Pumps 124 are normally piston-based, causing a significant degree of pressure variation due to the action of the pistons and valves. A pulsation dampener 134 is positioned along the feed pipe 126 to attenuate the (relatively) high-frequency variation, typically with only a moderate degree of success. Downstream of the pulsation dampener, Fig. 1 shows multiple transducers 136 that respond to pressure variation of fluid in the feed pipe 126. The transducers 136 can be directly coupled to the fluid to physically respond to pressure variations, or coupled to a tubular housing the fluid flow to measure dimensional changes resulting from pressure variation in the flow stream.

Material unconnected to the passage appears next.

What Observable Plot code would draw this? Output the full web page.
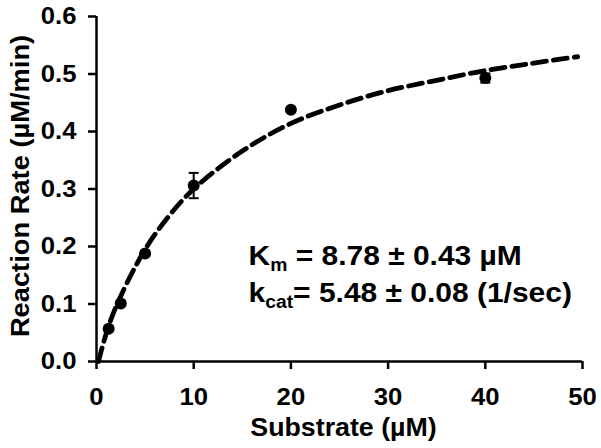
<!DOCTYPE html>
<html>
<head>
<meta charset="utf-8">
<script src="https://cdn.jsdelivr.net/npm/d3@7"></script>
<script src="https://cdn.jsdelivr.net/npm/@observablehq/plot@0.6"></script>
<style>
  html, body { margin: 0; padding: 0; background: #fff; }
</style>
</head>
<body>
<div id="chart"></div>
<script>
// Measured data (substrate µM, rate µM/min, error)
const substrate = [1.25, 2.5, 5, 10, 20, 40];
const rate = [0.057, 0.101, 0.188, 0.306, 0.438, 0.493];
const rateErr = [0.004, 0.004, 0.004, 0.022, 0.004, 0.008];

// Fitted curve
const curveX = [0.2, 1.25, 2.5, 5, 7.5, 10, 15, 20, 25, 30, 35, 40, 45, 49.5];
const curveY = [0.0, 0.062, 0.114, 0.195, 0.254, 0.300, 0.366, 0.414, 0.446, 0.471, 0.489, 0.506, 0.519, 0.530];

const xTicks = [0, 10, 20, 30, 40, 50];
const yTicks = [0, 0.1, 0.2, 0.3, 0.4, 0.5, 0.6];
const xTitle = "Substrate (µM)";
const yTitle = "Reaction Rate (µM/min)";

// Annotation lines: main symbol, subscript, rest
const annMain = ["K", "k"];
const annSub = ["m", "cat"];
const annRest = [" = 8.78 ± 0.43 µM", "= 5.48 ± 0.08 (1/sec)"];
const annX = 15.7;
const annY = [0.167, 0.103];

const points = substrate.map((x, i) => ({x, y: rate[i], lo: rate[i] - rateErr[i], hi: rate[i] + rateErr[i]}));
const curve = curveX.map((x, i) => ({x, y: curveY[i]}));

const capSymbol = {
  draw(context, size) {
    const r = Math.sqrt(size / Math.PI);
    context.moveTo(-r, 0);
    context.lineTo(r, 0);
  }
};

const FONT = "'Liberation Sans', Arial, Helvetica, sans-serif";
const STRETCH = 1.07;

const chart = Plot.plot({
  width: 601,
  height: 448,
  marginLeft: 96,
  marginRight: 19,
  marginTop: 16,
  marginBottom: 87,
  style: {fontFamily: FONT, fontWeight: "bold", color: "#000", background: "#fff", overflow: "visible"},
  x: {domain: [0, 50]},
  y: {domain: [0, 0.6]},
  marks: [
    Plot.axisX({ticks: xTicks, tickSize: 8, tickPadding: 18, fontSize: 24, fontWeight: "bold", strokeWidth: 2.5, label: null}),
    Plot.axisY({ticks: yTicks, tickFormat: d3.format(".1f"), tickSize: 8, tickPadding: 12, fontSize: 24, fontWeight: "bold", strokeWidth: 2.5, label: null}),
    Plot.ruleY([0], {stroke: "#000", strokeWidth: 2.5}),
    Plot.ruleX([0], {stroke: "#000", strokeWidth: 2.5}),
    Plot.line(curve, {x: "x", y: "y", curve: "catmull-rom", stroke: "#000", strokeWidth: 4.8, strokeDasharray: "14,7"}),
    Plot.ruleX(points, {x: "x", y1: "lo", y2: "hi", stroke: "#000", strokeWidth: 2}),
    Plot.dot(points, {x: "x", y: "lo", symbol: capSymbol, r: 5, stroke: "#000", strokeWidth: 2, fill: "none"}),
    Plot.dot(points, {x: "x", y: "hi", symbol: capSymbol, r: 5, stroke: "#000", strokeWidth: 2, fill: "none"}),
    Plot.dot(points, {x: "x", y: "y", r: 6, fill: "#000", stroke: "none"}),
    Plot.text([xTitle], {text: d => d, frameAnchor: "bottom", textAnchor: "middle", lineAnchor: "middle", dx: 4, dy: 66, fontSize: 25, fontWeight: "bold", fill: "#000"}),
    Plot.text([yTitle], {text: d => d, frameAnchor: "left", textAnchor: "middle", lineAnchor: "middle", rotate: -90, dx: -76, dy: -3, fontSize: 25.5, fontWeight: "bold", fill: "#000"})
  ]
});

document.getElementById("chart").appendChild(chart);

// Annotation with subscripts, positioned via the plot's scales
const sx = chart.scale("x"), sy = chart.scale("y");
const svg = d3.select(chart);
annMain.forEach((m, i) => {
  const t = svg.append("text")
    .attr("x", sx.apply(annX))
    .attr("y", sy.apply(annY[i]))
    .attr("text-anchor", "start")
    .attr("font-family", FONT)
    .attr("font-weight", "bold")
    .attr("font-size", 28)
    .attr("fill", "#000");
  t.append("tspan").text(m);
  t.append("tspan").attr("font-size", 18).attr("dy", 6).text(annSub[i]);
  t.append("tspan").attr("dy", -6).text(annRest[i]);
});

// Slightly widen all glyphs to match the reference's wider lettering
chart.querySelectorAll("text").forEach(t => {
  const len = t.getComputedTextLength();
  if (len > 0) {
    t.setAttribute("textLength", (len * STRETCH).toFixed(2));
    t.setAttribute("lengthAdjust", "spacingAndGlyphs");
  }
});
</script>
</body>
</html>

The transducer provides a measurable reference signal (e.g. voltage, current, phase, position, etc.) sensitive to the temporal derivative of pressure, i.e. dP(t)/dt, with a response that is proportional to within an understood distortion (e.g., scalar gain, constant phase shift, time-shift, finite precision, etc.).
A transducer interface 138 converts the transducer response into an electrical signal suitable for digitization and processing by system 140. System 140 may be dedicated MPT receiver electronics or a general purpose computer with a data acquisition card and suitable software for processing the acquired transducer signal(s). Among other things, system 140 may include circuitry, firmware, or software that implements a pump noise filter that produces a receive signal having a reduced pump noise component.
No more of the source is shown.